Bardo told the lawmakers that Wichita is fortunate to be part of a high-potential economic super-region anchored by Dallas-Fort Worth, that runs along I-35 from south-central Texas to Kansas City.
He outlined to the lawmakers his plans to position the university and community to take advantage of that.
“The future is in entrepreneurship and innovation,” he said.
Bardo appealed to the lawmakers for funding to help turn a significant portion of the campus into a technology park where the university can expand its ongoing program of transferring WSU-developed research to the private sector.
The idea is to nurture “gazelles,” a term for high-tech startup companies that grow rapidly, he said.
That, he said, will help break a local cycle in which jobs are available but don’t pay very well and are not very stable.
“Our intent is to move private enterprises onto this campus as fast as we can to promote innovation and technology,” Bardo said. “This golf course you’re seeing out here, if we’re successful, will disappear entirely.”
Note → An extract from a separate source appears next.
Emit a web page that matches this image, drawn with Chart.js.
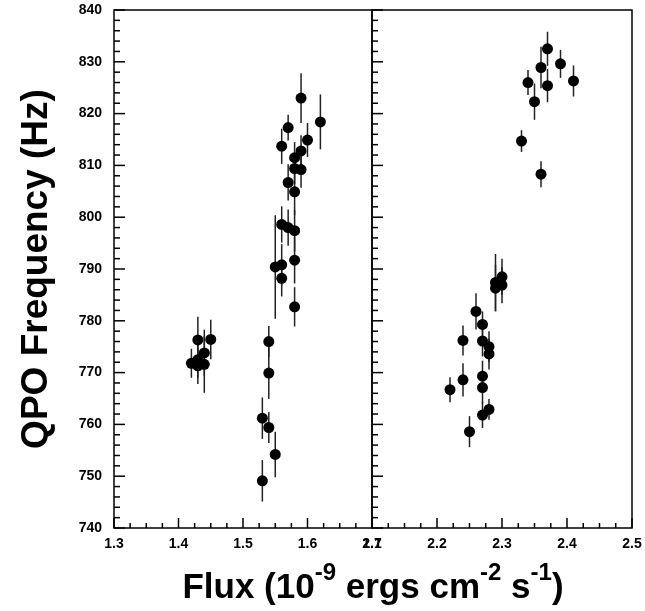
<!DOCTYPE html>
<html>
<head>
<meta charset="utf-8">
<title>QPO frequency vs flux</title>
<script src="https://cdn.jsdelivr.net/npm/chart.js@4.4.1/dist/chart.umd.min.js"></script>
<style>
  html, body { margin: 0; padding: 0; background: #fff; }
  #wrap { position: relative; width: 645px; height: 611px; overflow: hidden; }
  #leftChart { position: absolute; left: 0; top: 0; }
  #rightChart { position: absolute; left: 345px; top: 0; }
  #xTitle {
    position: absolute; left: 114px; top: 566px; width: 518px; height: 40px;
    line-height: 40px; text-align: center; white-space: nowrap; color: #000;
    font: bold 35px "Liberation Sans", Arial, sans-serif;
  }
  #xTitle sup { font-size: 24px; line-height: 0; vertical-align: 18px; }
</style>
</head>
<body>
<div id="wrap">
  <canvas id="leftChart" width="400" height="560"></canvas>
  <canvas id="rightChart" width="300" height="560"></canvas>
  <div id="xTitle">Flux (10<sup>-9</sup> ergs cm<sup>-2</sup> s<sup>-1</sup>)</div>
</div>
<script>
// Left panel: flux 1.3 - 1.7
const fluxLow = [1.42, 1.43, 1.43, 1.43, 1.44, 1.44, 1.45,
  1.53, 1.53, 1.54, 1.54, 1.54, 1.55, 1.55,
  1.56, 1.56, 1.56, 1.56, 1.57, 1.57, 1.57,
  1.58, 1.58, 1.58, 1.58, 1.58, 1.58,
  1.59, 1.59, 1.59, 1.60, 1.62];
const qpoLow = [771.8, 776.3, 772.5, 771.3, 773.8, 771.6, 776.4,
  761.2, 749.1, 776.0, 769.9, 759.4, 790.4, 754.2,
  813.7, 798.6, 790.8, 788.2, 817.3, 806.7, 798.0,
  811.5, 809.4, 804.9, 797.4, 791.7, 782.7,
  823.0, 812.8, 809.2, 814.9, 818.4];
const errLow = [2.8, 4.5, 3.5, 3.5, 4.5, 5.5, 3.8,
  4.0, 4.0, 3.0, 5.0, 3.0, 10.0, 4.4,
  3.4, 3.5, 4.0, 3.5, 2.5, 3.5, 3.5,
  3.0, 3.0, 4.5, 4.0, 4.5, 3.8,
  4.8, 3.0, 3.5, 3.3, 5.3];

// Right panel: flux 2.1 - 2.5
const fluxHigh = [2.22, 2.24, 2.24, 2.25, 2.26, 2.27, 2.27, 2.27, 2.27, 2.27,
  2.28, 2.28, 2.28, 2.29, 2.29, 2.30, 2.30,
  2.33, 2.34, 2.35, 2.36, 2.36, 2.37, 2.37, 2.39, 2.41];
const qpoHigh = [766.7, 776.2, 768.6, 758.6, 781.8, 779.3, 776.1, 769.3, 767.1, 761.8,
  775.0, 773.6, 762.9, 787.4, 786.3, 788.5, 786.9,
  814.7, 826.0, 822.3, 828.9, 808.3, 832.5, 825.4, 829.6, 826.3];
const errHigh = [2.4, 2.9, 3.2, 3.0, 3.5, 2.5, 3.0, 3.0, 3.0, 2.5,
  3.0, 3.0, 2.0, 5.5, 4.5, 3.5, 3.5,
  2.1, 2.4, 3.5, 4.0, 2.5, 3.3, 3.2, 2.7, 3.0];

const qpoRange = [740, 840];
const fluxRangeLow = [1.3, 1.7];
const fluxRangeHigh = [2.1, 2.5];

const FONT = '"Liberation Sans", Arial, Helvetica, sans-serif';

// error bars under the markers, ticks inside the frame, frame on top
const frameTicks = {
  id: 'frameTicks',
  beforeDatasetsDraw(chart, args, opts) {
    const {ctx, chartArea: a, scales: {x, y}} = chart;
    const pts = chart.data.datasets[0].data;
    ctx.save();
    ctx.beginPath();
    ctx.rect(a.left, a.top, a.right - a.left, a.bottom - a.top);
    ctx.clip();
    ctx.strokeStyle = '#222';
    ctx.lineWidth = 1.5;
    pts.forEach((p, i) => {
      const px = x.getPixelForValue(p.x);
      ctx.beginPath();
      ctx.moveTo(px, y.getPixelForValue(p.y - opts.err[i]));
      ctx.lineTo(px, y.getPixelForValue(p.y + opts.err[i]));
      ctx.stroke();
    });
    ctx.restore();
  },
  afterDraw(chart) {
    const {ctx, chartArea: a, scales: {x, y}} = chart;
    ctx.save();
    ctx.strokeStyle = '#000';
    ctx.lineWidth = 1.5;
    // y ticks: major every 10, minor every 2
    for (let v = y.min; v <= y.max + 1e-6; v += 2) {
      const py = y.getPixelForValue(v);
      const len = Math.round(v - y.min) % 10 === 0 ? 11 : 6;
      ctx.beginPath();
      ctx.moveTo(a.left, py);
      ctx.lineTo(a.left + len, py);
      ctx.stroke();
    }
    // x ticks: major every 0.1, minor every 0.025
    const n = Math.round((x.max - x.min) / 0.025);
    for (let i = 0; i <= n; i++) {
      const px = x.getPixelForValue(x.min + i * 0.025);
      const len = i % 4 === 0 ? 10 : 5;
      ctx.beginPath();
      ctx.moveTo(px, a.bottom);
      ctx.lineTo(px, a.bottom - len);
      ctx.stroke();
    }
    ctx.strokeRect(a.left, a.top, a.right - a.left, a.bottom - a.top);
    ctx.restore();
  }
};

function tickFont() {
  return { family: FONT, size: 14, weight: 'bold' };
}

function makePanel(canvasId, flux, qpo, err, xRange, showY) {
  return new Chart(document.getElementById(canvasId), {
    type: 'scatter',
    data: {
      datasets: [{
        data: flux.map((f, i) => ({ x: f, y: qpo[i] })),
        backgroundColor: '#000',
        borderWidth: 0,
        pointRadius: 5.5,
        pointHoverRadius: 5.5
      }]
    },
    options: {
      responsive: false,
      animation: false,
      events: [],
      layout: {
        padding: showY ? { top: 10, right: 28, left: 0, bottom: 0 }
                       : { top: 10, right: 13, left: 27, bottom: 0 }
      },
      plugins: {
        legend: { display: false },
        tooltip: { enabled: false },
        frameTicks: { err: err }
      },
      scales: {
        x: {
          type: 'linear',
          min: xRange[0],
          max: xRange[1],
          afterFit: s => {
            s.height = 32;
            s.paddingLeft = 0;
            s.paddingRight = 0;
          },
          grid: { display: false, drawTicks: false },
          border: { display: false },
          ticks: {
            stepSize: 0.1,
            padding: 8,
            color: '#000',
            font: tickFont(),
            maxRotation: 0,
            callback: v => v.toFixed(1)
          }
        },
        y: {
          type: 'linear',
          min: qpoRange[0],
          max: qpoRange[1],
          display: showY,
          afterFit: s => {
            if (showY) s.width = 114;
            s.paddingTop = 0;
            s.paddingBottom = 0;
          },
          grid: { display: false, drawTicks: false },
          border: { display: false },
          title: {
            display: showY,
            text: 'QPO Frequency (Hz)',
            color: '#000',
            font: { family: FONT, size: 37, weight: 'bold' },
            padding: { top: 15, bottom: 0 }
          },
          ticks: {
            stepSize: 10,
            padding: 12,
            color: '#000',
            font: tickFont(),
            callback: v => String(Math.round(v))
          }
        }
      }
    },
    plugins: [frameTicks]
  });
}

makePanel('leftChart', fluxLow, qpoLow, errLow, fluxRangeLow, true);
makePanel('rightChart', fluxHigh, qpoHigh, errHigh, fluxRangeHigh, false);
</script>
</body>
</html>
While praising the presentation and Bardo’s plans, the leaders of both the House and Senate budget committees said they’re not sure whether the tour will result in more funding for higher education.
“I know that’s what they’re hoping for,” said Marc Rhoades, R-Newton and chairman of the House Appropriations Committee.
But he said he hasn’t polled his fellow Republicans, who hold just about all the decision-making power in the House.
When lawmakers return to the Capitol in January, “We’ll see what the mood of the body is on it,” he said.
However, he said touring the universities and seeing what they’re doing is “a whole lot better than making a dollar decision without having the context.”
WSU especially made a strong case for funding, said Ty Masterson, R-Andover and chairman of the Senate Ways and Means Committee.
He said he was especially impressed with the school’s efforts to “move students from the classroom to actual employment.”
Masterson said he’s not hearing much sentiment among his peers for additional cuts or a major increase in funding in the coming year.
Lawmakers he’s talked to are leaning toward keeping this year’s overall funding cuts, but dropping salary limitations and giving universities more room to maneuver in their spending, he said.